## [Task]
Copy everything in the listing below word for word, apart from any images.

Records from a data source:

________________________

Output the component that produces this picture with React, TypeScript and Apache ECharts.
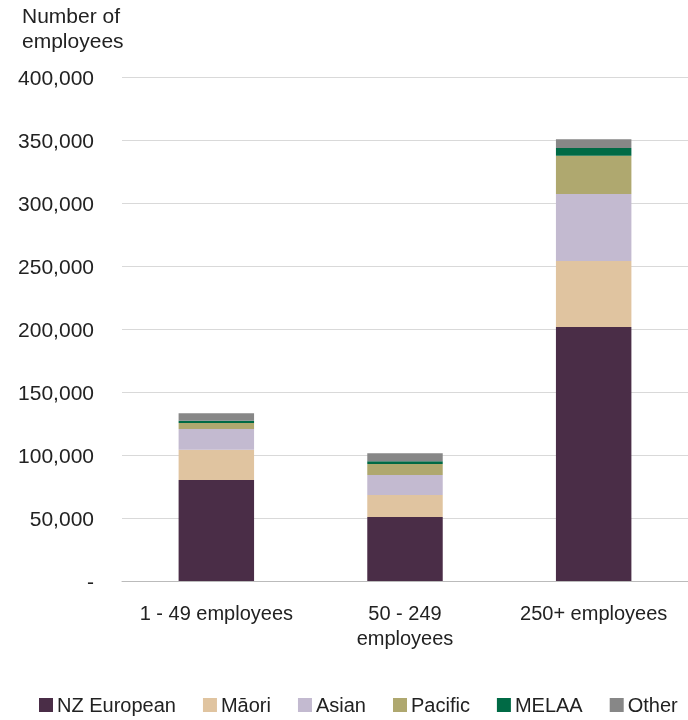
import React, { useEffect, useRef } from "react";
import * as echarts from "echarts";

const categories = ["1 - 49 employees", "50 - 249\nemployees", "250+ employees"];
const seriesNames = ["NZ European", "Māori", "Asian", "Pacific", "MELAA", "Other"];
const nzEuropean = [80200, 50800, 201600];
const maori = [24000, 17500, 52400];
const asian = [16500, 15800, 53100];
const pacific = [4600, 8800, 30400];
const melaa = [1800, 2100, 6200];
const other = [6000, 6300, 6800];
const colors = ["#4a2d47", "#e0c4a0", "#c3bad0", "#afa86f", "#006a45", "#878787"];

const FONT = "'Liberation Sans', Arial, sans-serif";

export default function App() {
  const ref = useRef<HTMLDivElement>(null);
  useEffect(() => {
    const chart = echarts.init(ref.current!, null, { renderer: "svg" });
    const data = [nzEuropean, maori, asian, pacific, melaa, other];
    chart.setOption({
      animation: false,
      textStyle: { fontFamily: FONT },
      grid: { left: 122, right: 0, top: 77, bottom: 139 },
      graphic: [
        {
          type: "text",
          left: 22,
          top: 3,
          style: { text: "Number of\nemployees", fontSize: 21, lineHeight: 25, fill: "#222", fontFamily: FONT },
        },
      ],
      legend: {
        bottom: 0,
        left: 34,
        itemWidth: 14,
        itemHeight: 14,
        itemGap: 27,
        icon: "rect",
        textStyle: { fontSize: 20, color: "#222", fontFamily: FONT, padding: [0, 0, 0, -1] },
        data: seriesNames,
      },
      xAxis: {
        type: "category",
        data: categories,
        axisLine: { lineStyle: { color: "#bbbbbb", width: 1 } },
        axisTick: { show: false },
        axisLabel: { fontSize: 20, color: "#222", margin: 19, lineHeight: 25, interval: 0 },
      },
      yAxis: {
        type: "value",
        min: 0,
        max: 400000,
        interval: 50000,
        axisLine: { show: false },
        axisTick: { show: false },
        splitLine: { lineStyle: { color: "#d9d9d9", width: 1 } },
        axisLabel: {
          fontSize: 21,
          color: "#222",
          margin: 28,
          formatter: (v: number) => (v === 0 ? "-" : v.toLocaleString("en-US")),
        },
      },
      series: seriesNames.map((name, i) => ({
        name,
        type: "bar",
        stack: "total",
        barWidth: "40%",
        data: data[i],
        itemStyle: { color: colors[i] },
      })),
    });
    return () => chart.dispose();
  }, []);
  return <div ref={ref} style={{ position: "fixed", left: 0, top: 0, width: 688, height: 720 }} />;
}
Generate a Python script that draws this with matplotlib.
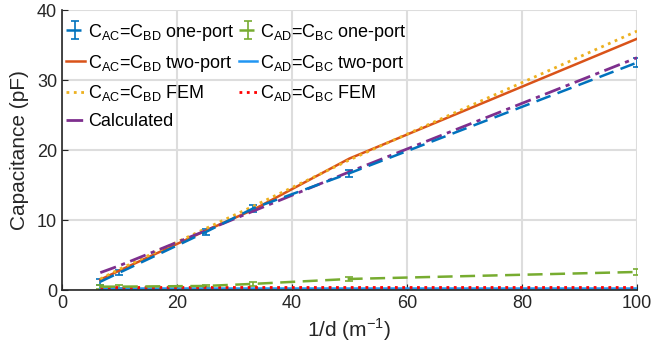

________________________

## [In response]
Output the component that produces this picture with React, TypeScript and Apache ECharts.
import React, { useEffect, useRef } from "react";
import * as echarts from "echarts";

const categories = ["1 - 49 employees", "50 - 249\nemployees", "250+ employees"];
const seriesNames = ["NZ European", "Māori", "Asian", "Pacific", "MELAA", "Other"];
const nzEuropean = [80200, 50800, 201600];
const maori = [24000, 17500, 52400];
const asian = [16500, 15800, 53100];
const pacific = [4600, 8800, 30400];
const melaa = [1800, 2100, 6200];
const other = [6000, 6300, 6800];
const colors = ["#4a2d47", "#e0c4a0", "#c3bad0", "#afa86f", "#006a45", "#878787"];

const FONT = "'Liberation Sans', Arial, sans-serif";

export default function App() {
  const ref = useRef<HTMLDivElement>(null);
  useEffect(() => {
    const chart = echarts.init(ref.current!, null, { renderer: "svg" });
    const data = [nzEuropean, maori, asian, pacific, melaa, other];
    chart.setOption({
      animation: false,
      textStyle: { fontFamily: FONT },
      grid: { left: 122, right: 0, top: 77, bottom: 139 },
      graphic: [
        {
          type: "text",
          left: 22,
          top: 3,
          style: { text: "Number of\nemployees", fontSize: 21, lineHeight: 25, fill: "#222", fontFamily: FONT },
        },
      ],
      legend: {
        bottom: 0,
        left: 34,
        itemWidth: 14,
        itemHeight: 14,
        itemGap: 27,
        icon: "rect",
        textStyle: { fontSize: 20, color: "#222", fontFamily: FONT, padding: [0, 0, 0, -1] },
        data: seriesNames,
      },
      xAxis: {
        type: "category",
        data: categories,
        axisLine: { lineStyle: { color: "#bbbbbb", width: 1 } },
        axisTick: { show: false },
        axisLabel: { fontSize: 20, color: "#222", margin: 19, lineHeight: 25, interval: 0 },
      },
      yAxis: {
        type: "value",
        min: 0,
        max: 400000,
        interval: 50000,
        axisLine: { show: false },
        axisTick: { show: false },
        splitLine: { lineStyle: { color: "#d9d9d9", width: 1 } },
        axisLabel: {
          fontSize: 21,
          color: "#222",
          margin: 28,
          formatter: (v: number) => (v === 0 ? "-" : v.toLocaleString("en-US")),
        },
      },
      series: seriesNames.map((name, i) => ({
        name,
        type: "bar",
        stack: "total",
        barWidth: "40%",
        data: data[i],
        itemStyle: { color: colors[i] },
      })),
    });
    return () => chart.dispose();
  }, []);
  return <div ref={ref} style={{ position: "fixed", left: 0, top: 0, width: 688, height: 720 }} />;
}
Generate a Python script that draws this with matplotlib.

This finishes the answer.